>> start Input rows

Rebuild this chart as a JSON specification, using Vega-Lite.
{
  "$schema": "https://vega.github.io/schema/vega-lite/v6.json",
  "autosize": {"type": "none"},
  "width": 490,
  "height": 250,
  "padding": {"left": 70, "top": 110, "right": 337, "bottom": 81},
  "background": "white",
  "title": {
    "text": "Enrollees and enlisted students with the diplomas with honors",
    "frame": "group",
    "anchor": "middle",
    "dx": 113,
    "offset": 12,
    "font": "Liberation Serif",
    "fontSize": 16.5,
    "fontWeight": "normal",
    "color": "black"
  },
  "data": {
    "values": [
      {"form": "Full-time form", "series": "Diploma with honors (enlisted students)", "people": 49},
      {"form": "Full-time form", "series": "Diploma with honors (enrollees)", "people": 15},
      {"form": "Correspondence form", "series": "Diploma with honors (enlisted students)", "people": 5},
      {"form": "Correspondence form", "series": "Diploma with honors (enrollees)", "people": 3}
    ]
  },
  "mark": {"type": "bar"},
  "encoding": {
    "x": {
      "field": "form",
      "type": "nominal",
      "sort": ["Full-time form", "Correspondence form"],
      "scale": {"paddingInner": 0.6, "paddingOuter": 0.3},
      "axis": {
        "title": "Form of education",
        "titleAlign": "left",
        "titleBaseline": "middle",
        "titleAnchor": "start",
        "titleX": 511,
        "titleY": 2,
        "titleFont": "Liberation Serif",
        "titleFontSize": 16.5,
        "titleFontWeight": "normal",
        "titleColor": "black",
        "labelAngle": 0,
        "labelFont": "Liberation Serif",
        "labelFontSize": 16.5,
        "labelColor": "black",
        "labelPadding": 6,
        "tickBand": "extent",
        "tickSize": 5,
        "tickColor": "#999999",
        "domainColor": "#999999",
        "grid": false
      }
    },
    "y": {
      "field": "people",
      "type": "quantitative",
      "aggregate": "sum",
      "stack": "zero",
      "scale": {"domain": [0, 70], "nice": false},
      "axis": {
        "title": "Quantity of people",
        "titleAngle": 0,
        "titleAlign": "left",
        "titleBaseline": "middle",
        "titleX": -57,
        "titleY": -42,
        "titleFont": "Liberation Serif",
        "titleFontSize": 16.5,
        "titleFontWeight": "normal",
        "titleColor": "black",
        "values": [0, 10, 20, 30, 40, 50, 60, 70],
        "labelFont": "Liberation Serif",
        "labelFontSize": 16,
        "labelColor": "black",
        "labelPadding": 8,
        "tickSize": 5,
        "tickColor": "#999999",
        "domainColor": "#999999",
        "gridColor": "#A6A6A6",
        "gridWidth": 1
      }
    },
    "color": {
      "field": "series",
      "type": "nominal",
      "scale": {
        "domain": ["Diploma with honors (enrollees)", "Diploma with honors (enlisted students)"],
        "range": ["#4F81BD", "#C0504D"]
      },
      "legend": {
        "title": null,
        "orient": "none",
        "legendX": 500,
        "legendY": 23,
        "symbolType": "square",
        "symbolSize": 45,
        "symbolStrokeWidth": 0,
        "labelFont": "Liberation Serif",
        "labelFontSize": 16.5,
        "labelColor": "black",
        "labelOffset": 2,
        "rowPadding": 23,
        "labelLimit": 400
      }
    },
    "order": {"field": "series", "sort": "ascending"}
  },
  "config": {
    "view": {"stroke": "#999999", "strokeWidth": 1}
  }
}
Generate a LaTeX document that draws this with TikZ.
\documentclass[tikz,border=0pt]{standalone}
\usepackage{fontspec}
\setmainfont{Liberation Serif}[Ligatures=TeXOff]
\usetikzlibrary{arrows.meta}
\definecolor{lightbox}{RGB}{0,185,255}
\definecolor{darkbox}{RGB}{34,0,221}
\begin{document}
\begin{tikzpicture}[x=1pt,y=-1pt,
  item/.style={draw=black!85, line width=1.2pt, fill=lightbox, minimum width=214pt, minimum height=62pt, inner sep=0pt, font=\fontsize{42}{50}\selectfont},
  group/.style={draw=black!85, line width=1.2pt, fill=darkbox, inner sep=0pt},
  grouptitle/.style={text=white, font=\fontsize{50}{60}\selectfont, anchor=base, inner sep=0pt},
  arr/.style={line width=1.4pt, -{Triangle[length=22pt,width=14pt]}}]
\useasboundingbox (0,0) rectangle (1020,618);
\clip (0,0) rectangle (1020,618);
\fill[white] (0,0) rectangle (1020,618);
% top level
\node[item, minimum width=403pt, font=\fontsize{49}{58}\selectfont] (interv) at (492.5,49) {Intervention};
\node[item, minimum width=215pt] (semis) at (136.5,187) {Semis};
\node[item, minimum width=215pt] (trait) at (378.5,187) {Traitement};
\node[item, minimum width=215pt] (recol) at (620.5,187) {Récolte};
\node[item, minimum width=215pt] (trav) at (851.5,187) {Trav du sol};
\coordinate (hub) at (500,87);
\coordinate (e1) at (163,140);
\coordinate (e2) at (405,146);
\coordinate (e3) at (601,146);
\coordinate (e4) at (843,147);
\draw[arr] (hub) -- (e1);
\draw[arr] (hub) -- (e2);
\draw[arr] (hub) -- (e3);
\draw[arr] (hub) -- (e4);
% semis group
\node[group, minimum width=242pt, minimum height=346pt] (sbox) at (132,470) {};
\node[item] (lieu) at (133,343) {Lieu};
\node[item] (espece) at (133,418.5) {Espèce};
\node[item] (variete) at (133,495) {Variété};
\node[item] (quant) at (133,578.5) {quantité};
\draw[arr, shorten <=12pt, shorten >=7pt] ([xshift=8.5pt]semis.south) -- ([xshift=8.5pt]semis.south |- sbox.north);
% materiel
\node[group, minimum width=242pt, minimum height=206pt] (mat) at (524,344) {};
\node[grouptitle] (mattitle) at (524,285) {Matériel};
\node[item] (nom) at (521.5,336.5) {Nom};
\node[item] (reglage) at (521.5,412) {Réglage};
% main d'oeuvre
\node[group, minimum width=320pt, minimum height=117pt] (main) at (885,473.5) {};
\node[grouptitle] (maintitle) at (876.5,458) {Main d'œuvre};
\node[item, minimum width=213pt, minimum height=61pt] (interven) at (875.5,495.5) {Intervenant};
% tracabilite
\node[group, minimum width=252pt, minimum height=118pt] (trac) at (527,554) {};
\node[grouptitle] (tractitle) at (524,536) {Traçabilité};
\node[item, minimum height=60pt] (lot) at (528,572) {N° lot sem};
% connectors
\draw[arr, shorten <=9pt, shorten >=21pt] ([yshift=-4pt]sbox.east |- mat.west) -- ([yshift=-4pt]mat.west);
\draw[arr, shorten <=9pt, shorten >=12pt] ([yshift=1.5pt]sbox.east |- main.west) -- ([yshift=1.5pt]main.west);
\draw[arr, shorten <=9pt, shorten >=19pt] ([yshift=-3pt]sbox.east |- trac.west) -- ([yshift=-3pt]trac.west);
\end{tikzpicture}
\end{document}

>> end Input rows

What is asked: Repeat the data verbatim.

Result below:
Rebuild this chart as a JSON specification, using Vega-Lite.
{
  "$schema": "https://vega.github.io/schema/vega-lite/v6.json",
  "autosize": {"type": "none"},
  "width": 490,
  "height": 250,
  "padding": {"left": 70, "top": 110, "right": 337, "bottom": 81},
  "background": "white",
  "title": {
    "text": "Enrollees and enlisted students with the diplomas with honors",
    "frame": "group",
    "anchor": "middle",
    "dx": 113,
    "offset": 12,
    "font": "Liberation Serif",
    "fontSize": 16.5,
    "fontWeight": "normal",
    "color": "black"
  },
  "data": {
    "values": [
      {"form": "Full-time form", "series": "Diploma with honors (enlisted students)", "people": 49},
      {"form": "Full-time form", "series": "Diploma with honors (enrollees)", "people": 15},
      {"form": "Correspondence form", "series": "Diploma with honors (enlisted students)", "people": 5},
      {"form": "Correspondence form", "series": "Diploma with honors (enrollees)", "people": 3}
    ]
  },
  "mark": {"type": "bar"},
  "encoding": {
    "x": {
      "field": "form",
      "type": "nominal",
      "sort": ["Full-time form", "Correspondence form"],
      "scale": {"paddingInner": 0.6, "paddingOuter": 0.3},
      "axis": {
        "title": "Form of education",
        "titleAlign": "left",
        "titleBaseline": "middle",
        "titleAnchor": "start",
        "titleX": 511,
        "titleY": 2,
        "titleFont": "Liberation Serif",
        "titleFontSize": 16.5,
        "titleFontWeight": "normal",
        "titleColor": "black",
        "labelAngle": 0,
        "labelFont": "Liberation Serif",
        "labelFontSize": 16.5,
        "labelColor": "black",
        "labelPadding": 6,
        "tickBand": "extent",
        "tickSize": 5,
        "tickColor": "#999999",
        "domainColor": "#999999",
        "grid": false
      }
    },
    "y": {
      "field": "people",
      "type": "quantitative",
      "aggregate": "sum",
      "stack": "zero",
      "scale": {"domain": [0, 70], "nice": false},
      "axis": {
        "title": "Quantity of people",
        "titleAngle": 0,
        "titleAlign": "left",
        "titleBaseline": "middle",
        "titleX": -57,
        "titleY": -42,
        "titleFont": "Liberation Serif",
        "titleFontSize": 16.5,
        "titleFontWeight": "normal",
        "titleColor": "black",
        "values": [0, 10, 20, 30, 40, 50, 60, 70],
        "labelFont": "Liberation Serif",
        "labelFontSize": 16,
        "labelColor": "black",
        "labelPadding": 8,
        "tickSize": 5,
        "tickColor": "#999999",
        "domainColor": "#999999",
        "gridColor": "#A6A6A6",
        "gridWidth": 1
      }
    },
    "color": {
      "field": "series",
      "type": "nominal",
      "scale": {
        "domain": ["Diploma with honors (enrollees)", "Diploma with honors (enlisted students)"],
        "range": ["#4F81BD", "#C0504D"]
      },
      "legend": {
        "title": null,
        "orient": "none",
        "legendX": 500,
        "legendY": 23,
        "symbolType": "square",
        "symbolSize": 45,
        "symbolStrokeWidth": 0,
        "labelFont": "Liberation Serif",
        "labelFontSize": 16.5,
        "labelColor": "black",
        "labelOffset": 2,
        "rowPadding": 23,
        "labelLimit": 400
      }
    },
    "order": {"field": "series", "sort": "ascending"}
  },
  "config": {
    "view": {"stroke": "#999999", "strokeWidth": 1}
  }
}
Generate a LaTeX document that draws this with TikZ.
\documentclass[tikz,border=0pt]{standalone}
\usepackage{fontspec}
\setmainfont{Liberation Serif}[Ligatures=TeXOff]
\usetikzlibrary{arrows.meta}
\definecolor{lightbox}{RGB}{0,185,255}
\definecolor{darkbox}{RGB}{34,0,221}
\begin{document}
\begin{tikzpicture}[x=1pt,y=-1pt,
  item/.style={draw=black!85, line width=1.2pt, fill=lightbox, minimum width=214pt, minimum height=62pt, inner sep=0pt, font=\fontsize{42}{50}\selectfont},
  group/.style={draw=black!85, line width=1.2pt, fill=darkbox, inner sep=0pt},
  grouptitle/.style={text=white, font=\fontsize{50}{60}\selectfont, anchor=base, inner sep=0pt},
  arr/.style={line width=1.4pt, -{Triangle[length=22pt,width=14pt]}}]
\useasboundingbox (0,0) rectangle (1020,618);
\clip (0,0) rectangle (1020,618);
\fill[white] (0,0) rectangle (1020,618);
% top level
\node[item, minimum width=403pt, font=\fontsize{49}{58}\selectfont] (interv) at (492.5,49) {Intervention};
\node[item, minimum width=215pt] (semis) at (136.5,187) {Semis};
\node[item, minimum width=215pt] (trait) at (378.5,187) {Traitement};
\node[item, minimum width=215pt] (recol) at (620.5,187) {Récolte};
\node[item, minimum width=215pt] (trav) at (851.5,187) {Trav du sol};
\coordinate (hub) at (500,87);
\coordinate (e1) at (163,140);
\coordinate (e2) at (405,146);
\coordinate (e3) at (601,146);
\coordinate (e4) at (843,147);
\draw[arr] (hub) -- (e1);
\draw[arr] (hub) -- (e2);
\draw[arr] (hub) -- (e3);
\draw[arr] (hub) -- (e4);
% semis group
\node[group, minimum width=242pt, minimum height=346pt] (sbox) at (132,470) {};
\node[item] (lieu) at (133,343) {Lieu};
\node[item] (espece) at (133,418.5) {Espèce};
\node[item] (variete) at (133,495) {Variété};
\node[item] (quant) at (133,578.5) {quantité};
\draw[arr, shorten <=12pt, shorten >=7pt] ([xshift=8.5pt]semis.south) -- ([xshift=8.5pt]semis.south |- sbox.north);
% materiel
\node[group, minimum width=242pt, minimum height=206pt] (mat) at (524,344) {};
\node[grouptitle] (mattitle) at (524,285) {Matériel};
\node[item] (nom) at (521.5,336.5) {Nom};
\node[item] (reglage) at (521.5,412) {Réglage};
% main d'oeuvre
\node[group, minimum width=320pt, minimum height=117pt] (main) at (885,473.5) {};
\node[grouptitle] (maintitle) at (876.5,458) {Main d'œuvre};
\node[item, minimum width=213pt, minimum height=61pt] (interven) at (875.5,495.5) {Intervenant};
% tracabilite
\node[group, minimum width=252pt, minimum height=118pt] (trac) at (527,554) {};
\node[grouptitle] (tractitle) at (524,536) {Traçabilité};
\node[item, minimum height=60pt] (lot) at (528,572) {N° lot sem};
% connectors
\draw[arr, shorten <=9pt, shorten >=21pt] ([yshift=-4pt]sbox.east |- mat.west) -- ([yshift=-4pt]mat.west);
\draw[arr, shorten <=9pt, shorten >=12pt] ([yshift=1.5pt]sbox.east |- main.west) -- ([yshift=1.5pt]main.west);
\draw[arr, shorten <=9pt, shorten >=19pt] ([yshift=-3pt]sbox.east |- trac.west) -- ([yshift=-3pt]trac.west);
\end{tikzpicture}
\end{document}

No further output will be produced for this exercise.